Between the sanction and promulgation, the Comptroller reviews the constitutionality and legality. If it is approved, it is sent to the official newspaper for publication. The general principle is that it begins to be enforced and is presumably known to all, but there are exceptions.

  • Legal Vacancy: This is the period between publication and entry into force. It is established in very exceptional cases, usually when the law establishes a new legal system. For example, the law mandating the creation of family courts was published in 2004 but came into force in October 2005.

Decree Laws

These are legal rules established by de facto governments or, indeed, before the cessation of functions of Congress. When, for whatever reason, the country cannot wait until conditions return to normal, the executive takes over this power and legislates. This legislation is usually done by decree laws. In our country, there have been three periods in history when decree laws were issued:

  • Between September 1924 and June and July 1925, where about 800 decree laws were enacted (after Alessandri’s fall).
  • Between 1931 and 1932, when the first government of Carlos Ibáñez del Campo fell, about 800 decree laws were also issued.
  • Between September 11, 1973, and March 10, 1981.

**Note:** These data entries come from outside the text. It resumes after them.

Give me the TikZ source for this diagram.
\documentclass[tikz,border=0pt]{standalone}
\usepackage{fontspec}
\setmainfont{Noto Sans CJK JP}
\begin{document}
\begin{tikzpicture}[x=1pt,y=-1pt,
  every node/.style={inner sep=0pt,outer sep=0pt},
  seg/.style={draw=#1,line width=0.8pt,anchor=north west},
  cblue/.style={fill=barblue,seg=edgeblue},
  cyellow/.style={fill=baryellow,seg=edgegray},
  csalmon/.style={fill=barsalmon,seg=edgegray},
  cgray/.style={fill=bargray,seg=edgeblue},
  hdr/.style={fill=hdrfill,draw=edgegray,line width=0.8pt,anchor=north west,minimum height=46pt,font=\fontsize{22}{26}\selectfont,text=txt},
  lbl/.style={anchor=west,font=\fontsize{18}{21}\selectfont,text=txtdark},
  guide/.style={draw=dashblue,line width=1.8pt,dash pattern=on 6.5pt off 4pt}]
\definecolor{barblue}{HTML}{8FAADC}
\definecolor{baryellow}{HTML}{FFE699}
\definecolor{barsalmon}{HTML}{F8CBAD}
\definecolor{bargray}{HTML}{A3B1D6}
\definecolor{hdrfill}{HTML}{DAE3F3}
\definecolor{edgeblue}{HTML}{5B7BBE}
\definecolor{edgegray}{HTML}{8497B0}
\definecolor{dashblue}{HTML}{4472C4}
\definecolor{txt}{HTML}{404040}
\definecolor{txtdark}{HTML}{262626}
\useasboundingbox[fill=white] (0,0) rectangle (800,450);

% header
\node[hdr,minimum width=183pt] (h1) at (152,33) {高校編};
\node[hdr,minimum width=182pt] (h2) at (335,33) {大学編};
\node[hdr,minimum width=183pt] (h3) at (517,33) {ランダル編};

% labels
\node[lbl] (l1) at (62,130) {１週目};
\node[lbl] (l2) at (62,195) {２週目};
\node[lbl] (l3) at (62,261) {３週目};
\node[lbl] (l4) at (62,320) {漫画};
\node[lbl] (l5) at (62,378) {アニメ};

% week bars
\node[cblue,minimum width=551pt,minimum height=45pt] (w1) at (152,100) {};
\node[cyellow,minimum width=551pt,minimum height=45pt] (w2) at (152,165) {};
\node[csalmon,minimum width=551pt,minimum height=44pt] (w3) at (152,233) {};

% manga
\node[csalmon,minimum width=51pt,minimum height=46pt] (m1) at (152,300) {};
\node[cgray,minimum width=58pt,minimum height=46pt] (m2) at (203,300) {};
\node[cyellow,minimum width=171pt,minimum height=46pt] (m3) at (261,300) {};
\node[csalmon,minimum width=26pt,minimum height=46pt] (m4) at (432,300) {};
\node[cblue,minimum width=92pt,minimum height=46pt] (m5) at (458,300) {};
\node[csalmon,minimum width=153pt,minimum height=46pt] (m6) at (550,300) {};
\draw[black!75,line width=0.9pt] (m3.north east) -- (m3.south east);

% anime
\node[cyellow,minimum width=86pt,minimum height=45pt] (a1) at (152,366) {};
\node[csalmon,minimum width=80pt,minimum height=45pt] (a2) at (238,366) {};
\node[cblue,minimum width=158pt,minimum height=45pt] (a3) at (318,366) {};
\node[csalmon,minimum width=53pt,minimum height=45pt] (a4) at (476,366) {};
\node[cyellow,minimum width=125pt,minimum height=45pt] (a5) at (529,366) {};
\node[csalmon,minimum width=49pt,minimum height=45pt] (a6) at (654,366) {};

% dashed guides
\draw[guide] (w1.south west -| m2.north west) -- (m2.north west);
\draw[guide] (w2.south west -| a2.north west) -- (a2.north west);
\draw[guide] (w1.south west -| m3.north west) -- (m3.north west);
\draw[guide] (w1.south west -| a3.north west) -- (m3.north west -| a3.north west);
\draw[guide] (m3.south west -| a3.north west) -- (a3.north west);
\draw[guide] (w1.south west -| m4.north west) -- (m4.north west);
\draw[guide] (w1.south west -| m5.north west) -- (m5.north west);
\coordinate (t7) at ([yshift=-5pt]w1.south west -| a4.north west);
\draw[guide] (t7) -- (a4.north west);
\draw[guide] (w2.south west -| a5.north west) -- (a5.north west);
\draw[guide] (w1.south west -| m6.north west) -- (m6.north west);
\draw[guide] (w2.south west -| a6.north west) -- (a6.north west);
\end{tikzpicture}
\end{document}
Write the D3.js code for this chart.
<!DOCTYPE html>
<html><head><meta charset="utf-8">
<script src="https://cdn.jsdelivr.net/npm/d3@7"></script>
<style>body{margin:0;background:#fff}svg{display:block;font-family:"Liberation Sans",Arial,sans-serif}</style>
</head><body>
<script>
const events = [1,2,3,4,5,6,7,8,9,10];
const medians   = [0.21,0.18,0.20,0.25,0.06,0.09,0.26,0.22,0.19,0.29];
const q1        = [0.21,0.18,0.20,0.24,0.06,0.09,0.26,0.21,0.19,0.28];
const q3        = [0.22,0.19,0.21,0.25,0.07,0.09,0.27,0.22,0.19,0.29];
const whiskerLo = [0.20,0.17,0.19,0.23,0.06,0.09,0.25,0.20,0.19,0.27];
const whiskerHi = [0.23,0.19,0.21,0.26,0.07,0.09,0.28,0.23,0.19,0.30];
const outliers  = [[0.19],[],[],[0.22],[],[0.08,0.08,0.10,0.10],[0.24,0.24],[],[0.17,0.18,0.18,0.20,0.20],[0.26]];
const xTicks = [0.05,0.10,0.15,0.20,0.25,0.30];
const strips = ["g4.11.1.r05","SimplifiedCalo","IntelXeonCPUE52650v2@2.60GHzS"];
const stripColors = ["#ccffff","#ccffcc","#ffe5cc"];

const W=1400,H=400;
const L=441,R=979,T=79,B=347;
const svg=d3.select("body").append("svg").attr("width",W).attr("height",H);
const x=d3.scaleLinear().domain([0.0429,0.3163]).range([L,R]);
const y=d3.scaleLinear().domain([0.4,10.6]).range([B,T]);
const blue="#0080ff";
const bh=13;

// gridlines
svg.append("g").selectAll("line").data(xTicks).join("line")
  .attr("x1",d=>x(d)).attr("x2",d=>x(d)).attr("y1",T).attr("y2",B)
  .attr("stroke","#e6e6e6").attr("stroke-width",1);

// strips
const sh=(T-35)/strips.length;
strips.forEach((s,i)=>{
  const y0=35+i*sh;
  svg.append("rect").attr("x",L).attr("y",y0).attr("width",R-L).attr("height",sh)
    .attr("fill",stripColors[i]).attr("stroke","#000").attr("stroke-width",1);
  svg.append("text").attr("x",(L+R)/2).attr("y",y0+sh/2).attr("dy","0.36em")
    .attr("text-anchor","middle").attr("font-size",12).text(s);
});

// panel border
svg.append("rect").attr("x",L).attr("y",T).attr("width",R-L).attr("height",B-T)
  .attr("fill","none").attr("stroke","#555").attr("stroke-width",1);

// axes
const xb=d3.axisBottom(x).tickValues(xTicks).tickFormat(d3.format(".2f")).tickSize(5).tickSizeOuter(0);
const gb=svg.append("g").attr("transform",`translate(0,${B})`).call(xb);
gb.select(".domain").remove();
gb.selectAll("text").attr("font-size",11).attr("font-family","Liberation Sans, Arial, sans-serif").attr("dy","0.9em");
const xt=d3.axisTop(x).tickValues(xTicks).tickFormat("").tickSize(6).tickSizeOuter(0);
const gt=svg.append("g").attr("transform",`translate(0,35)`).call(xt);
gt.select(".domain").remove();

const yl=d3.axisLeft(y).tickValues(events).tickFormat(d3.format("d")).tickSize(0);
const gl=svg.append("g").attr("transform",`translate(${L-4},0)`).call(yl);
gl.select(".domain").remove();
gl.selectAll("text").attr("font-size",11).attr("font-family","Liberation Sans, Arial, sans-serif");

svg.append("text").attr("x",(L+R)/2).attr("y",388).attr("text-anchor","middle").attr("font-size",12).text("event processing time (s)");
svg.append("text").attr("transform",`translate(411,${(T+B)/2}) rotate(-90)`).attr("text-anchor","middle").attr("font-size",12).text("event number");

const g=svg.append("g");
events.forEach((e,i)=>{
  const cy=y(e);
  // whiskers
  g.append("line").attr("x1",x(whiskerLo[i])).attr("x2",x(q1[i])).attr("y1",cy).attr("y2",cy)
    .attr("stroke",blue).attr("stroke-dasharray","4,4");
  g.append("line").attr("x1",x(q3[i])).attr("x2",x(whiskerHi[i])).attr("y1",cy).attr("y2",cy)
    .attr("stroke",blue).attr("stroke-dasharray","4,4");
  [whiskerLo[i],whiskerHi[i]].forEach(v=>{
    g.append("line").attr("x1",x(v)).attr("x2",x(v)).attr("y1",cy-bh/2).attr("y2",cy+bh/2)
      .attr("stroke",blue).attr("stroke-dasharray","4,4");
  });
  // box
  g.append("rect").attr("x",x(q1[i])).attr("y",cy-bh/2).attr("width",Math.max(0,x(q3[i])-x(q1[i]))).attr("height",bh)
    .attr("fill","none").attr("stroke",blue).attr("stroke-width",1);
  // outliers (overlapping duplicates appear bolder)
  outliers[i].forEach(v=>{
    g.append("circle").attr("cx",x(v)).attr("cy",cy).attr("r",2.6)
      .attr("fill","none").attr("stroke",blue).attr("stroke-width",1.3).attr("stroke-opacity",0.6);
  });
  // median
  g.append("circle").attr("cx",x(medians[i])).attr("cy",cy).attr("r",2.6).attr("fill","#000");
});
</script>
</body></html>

Even when the decree laws are irregular, in practice, the three periods when they have been issued have subsequently been expressly or implicitly recognized.

Decrees with Force of Law

These are legal rules established by the executive through the form of decrees, which relate to matters within the law and are pursuant to a delegation of authority previously made by the National Congress. The origin of this institution goes back to France in the first half of the 20th century, when the French National Assembly, due to the various currents existing there, was impeded from legislating on important matters that required legislation. Congress delegated that authority to the executive in order to proceed with the function of legislating. This practice was shifted to other countries, including Chile. By the year 1930 or 1932, the National Congress began to use the practice of delegating executive power to legislate on certain matters by the issuance of decrees having the force of law.

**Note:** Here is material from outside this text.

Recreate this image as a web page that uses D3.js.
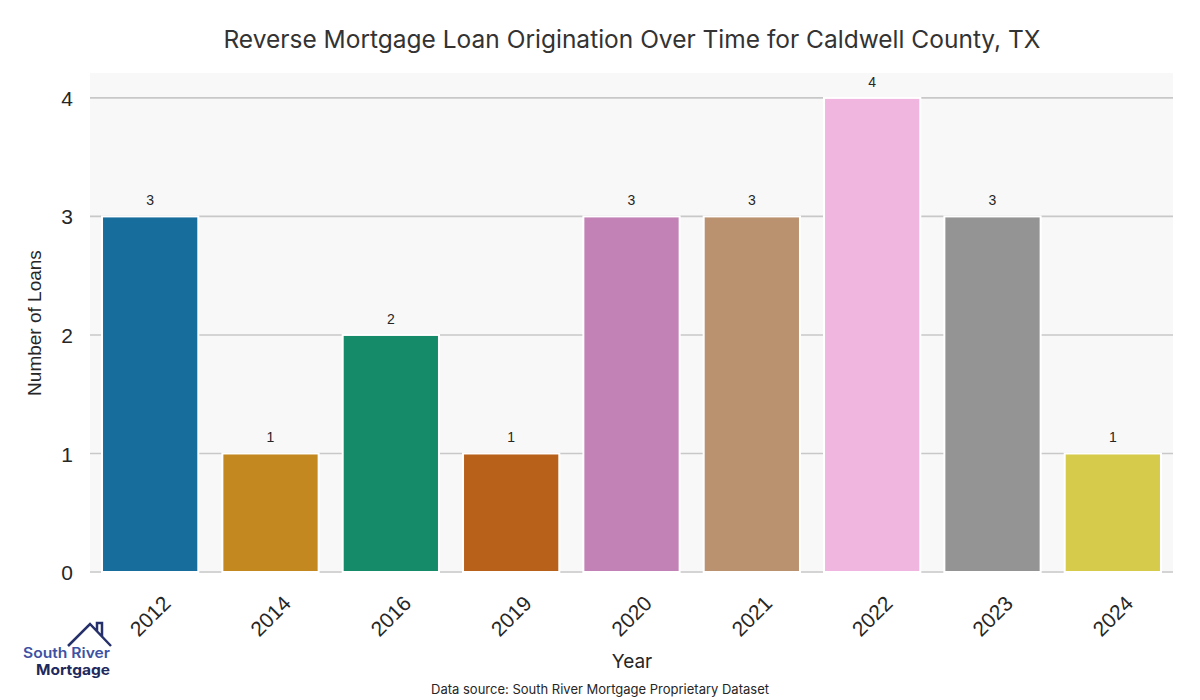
<!DOCTYPE html>
<html><head><meta charset="utf-8">
<script src="https://cdn.jsdelivr.net/npm/d3@7"></script>
<style>body{margin:0;background:#fff}</style>
</head><body>
<svg id="c" width="1200" height="700"></svg>
<script>
const years = ["2012","2014","2016","2019","2020","2021","2022","2023","2024"];
const loans = [3,1,2,1,3,3,4,3,1];
const colors = ["#176d9c","#c38820","#158b6a","#b8611b","#c282b6","#bb9270","#f1b6e0","#949494","#d6cb4a"];
const yTicks = [0,1,2,3,4];

const svg = d3.select("#c");
const L=90, R=1173, T=73, B=572;
const x = d3.scaleBand().domain(years).range([L,R]).paddingInner(0).paddingOuter(0);
const y = d3.scaleLinear().domain([0,4.21]).range([B,T]);

svg.append("rect").attr("x",L).attr("y",T).attr("width",R-L).attr("height",B-T+1).attr("fill","#f8f8f8");

// grid
svg.append("g").selectAll("line").data(yTicks).join("line")
  .attr("x1",L).attr("x2",R).attr("y1",d=>y(d)).attr("y2",d=>y(d))
  .attr("stroke","#c8c8c8").attr("stroke-width",1.6);

// bars
const bw = x.bandwidth()*0.8;
svg.append("g").selectAll("rect").data(years).join("rect")
  .attr("x",d=>x(d)+x.bandwidth()/2-bw/2)
  .attr("y",(d,i)=>y(loans[i]))
  .attr("width",bw)
  .attr("height",(d,i)=>y(0)-y(loans[i]))
  .attr("fill",(d,i)=>colors[i])
  .attr("stroke","#ffffff").attr("stroke-width",2);

// data labels
svg.append("g").selectAll("text").data(years).join("text")
  .attr("x",d=>x(d)+x.bandwidth()/2)
  .attr("y",(d,i)=>y(loans[i])-11)
  .attr("text-anchor","middle")
  .attr("font-family","Liberation Sans, Arial, sans-serif")
  .attr("font-size",14).attr("fill","#262626")
  .text((d,i)=>loans[i]);

// y ticks
const yAxis = d3.axisLeft(y).tickValues(yTicks).tickFormat(d3.format("d")).tickSize(0).tickPadding(0);
const gy = svg.append("g").attr("transform",`translate(${L-17},0)`).call(yAxis);
gy.select(".domain").remove();
gy.selectAll("text").attr("font-family","Liberation Sans, Arial, sans-serif").attr("font-size",21).attr("fill","#262626").attr("dy","0.36em");

// x ticks
const xAxis = d3.axisBottom(x).tickSize(0).tickPadding(0);
const gx = svg.append("g").call(xAxis);
gx.select(".domain").remove();
gx.selectAll(".tick").attr("transform",d=>`translate(${x(d)+x.bandwidth()/2},616)`);
gx.selectAll("text").attr("y",0).attr("dy","0.35em").attr("text-anchor","middle")
  .attr("transform","rotate(-45)")
  .attr("font-family","Liberation Sans, Arial, sans-serif").attr("font-size",21).attr("fill","#262626");

// title
svg.append("text").attr("x",632).attr("y",48).attr("text-anchor","middle")
  .attr("font-family","Inter, Lato, sans-serif").attr("font-size",24.5).attr("fill","#333")
  .text("Reverse Mortgage Loan Origination Over Time for Caldwell County, TX");

// axis labels
svg.append("text").attr("transform","translate(41,323) rotate(-90)").attr("text-anchor","middle")
  .attr("font-family","Liberation Sans, Arial, sans-serif").attr("font-size",19).attr("fill","#262626")
  .text("Number of Loans");
svg.append("text").attr("x",632).attr("y",668).attr("text-anchor","middle")
  .attr("font-family","Inter, Lato, sans-serif").attr("font-size",19).attr("fill","#262626")
  .text("Year");
svg.append("text").attr("x",600).attr("y",694).attr("text-anchor","middle")
  .attr("font-family","Inter, Lato, sans-serif").attr("font-size",13).attr("fill","#262626")
  .text("Data source: South River Mortgage Proprietary Dataset");

// logo
const lg = svg.append("g");
lg.append("path").attr("d","M68,646 L90,624 L111,646 M97,631 L97,623 L102,623 L102,636")
  .attr("fill","none").attr("stroke","#26306a").attr("stroke-width",2.5).attr("stroke-linejoin","miter");
lg.append("text").attr("x",23).attr("y",658).attr("font-family","Inter, Lato, sans-serif").attr("font-weight",600)
  .attr("font-size",14.5).attr("textLength",87).attr("lengthAdjust","spacingAndGlyphs").attr("fill","#3d52a4").text("South River");
lg.append("text").attr("x",36).attr("y",675).attr("font-family","Inter, Lato, sans-serif").attr("font-weight",700)
  .attr("font-size",14.5).attr("textLength",74).attr("lengthAdjust","spacingAndGlyphs").attr("fill","#1e2a5e").text("Mortgage");
</script>
</body></html>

The 1925 Constitution did not say anything about it; it did not contemplate the existence of decrees having the force of law. Therefore, these would be illegal. This legal practice caused much controversy. Every so often, committees of experts were formed to discuss the subject without coming to fruition. Years passed, and decrees with the force of law continued to be issued on important matters, especially in economic matters. Finally, in 1970, an amendment to the 1925 Constitution was issued, which finally ruled on the institution of decrees with the force of law. When the 1980 Constitution was dictated, it was decided to keep the institution of decrees with the force of law.